Wednesday, 4 January 2012

2012 here \i go, in pursuit of the environments and inhabitants and elements

Beginning this year looking at some other artists creating work about either polar exploration or environmental change, challenge and endeavour by both human and animal.

the work of Irene Kopelman

original images from the volcanic area studied by Kopelman



installation views below - materials used: clay, pigment - methods: relief sculptures, floor works




The Levy's Flight

2009

Installation

variable dimensions



The Levy’s Flight is an installation, which took form after a research visit to the Hawaii Volcanoes National Park in October 2008. During her visit she realized a series of drawings, sketches for a series of sculptures and a huge number of photographs. In the studio the material underwent a series of conceptual filters, till it reached the form in which it was presented. Al the pieces attempt to trace back something of the landscape in an almost romantic attempt to comprehend it. This strategy recalls the travellers from past centuries in their attempt to represent, organize and bring back to their homeland discoveries made of far away territories.

The Puzzle Piece departs from the tracing of a fragment of the volcanic surface, where the lava is older and therefore cracks and breaks.

The Reliefs reference fragments of crusts which stick out from the usually flat volcanic formations.

http://www.motivegallery.nl/?page_id=6826




coming soon exhibtion below/london

The Challenger's Report
10 February 2012 - 15 April 2012
Gasworks
155 Vauxhall Street
London SE11 5RH


Kopelman's work is rooted in drawing in situ and guided by laboured processes of copying and re-production which reveal a fascination with landscape and the act of looking.
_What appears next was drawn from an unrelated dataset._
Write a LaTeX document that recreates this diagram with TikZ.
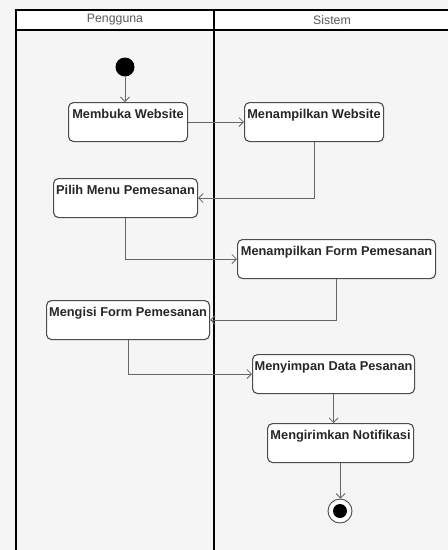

Borrowing patterns from nature or techniques of observation and classification from the history of science, her drawing, painting and sculpture is characterised by imperfections that foreground the conditions (cramped, dusty, rainy, etc.) of its making. Inspired by the expeditions of renowned explorers such as Ernest Shackleton, her work is founded upon empirical research carried out in the field or in naturalist archives and collections.

The Challenger's Report centres on how acts of looking are mediated by culture, invention or circumstance. The title refers to the Challenger expedition of 1872-76, the discoveries of which laid the foundations of modern oceanography. The exhibition includes a newly commissioned series of large-scale paintings of microfossils brought back from the Antarctic plate following Robert Scott's ill-fated Terra Nova expedition of 1910, and now held at the Natural History Museum in London. These are presented alongside: La morfologia del paisaje determina sus vistas (The Morphology of the Landscape Determines its Views, 2011), an installation composed of drawings and a fired clay bas relief of canyons in Southern Brazil; and a hand-made replica of a graphic telescope, an early 19th century optical instrument. Kopelman has worked with outdated curiosities such as this for a number of years, keen to rediscover how they gave rise to particular conventions of seeing and ways of interpreting the natural world.

The exhibition is accompanied by a series of events and workshops taking place at Gasworks and at the Natural History Museum, London.

Irene Kopelman's recent exhibitions include: the 8th Mercosul biennial; 50 Metres Distance Or More, Labor Gallery, Mexico DF (2011), El Vuelo de Levy (The Levy's Flight), Montehermoso Art Centre, Vitoria-Gasteiz SP (2009), and an installation at Outline, Amsterdam, NL (2008).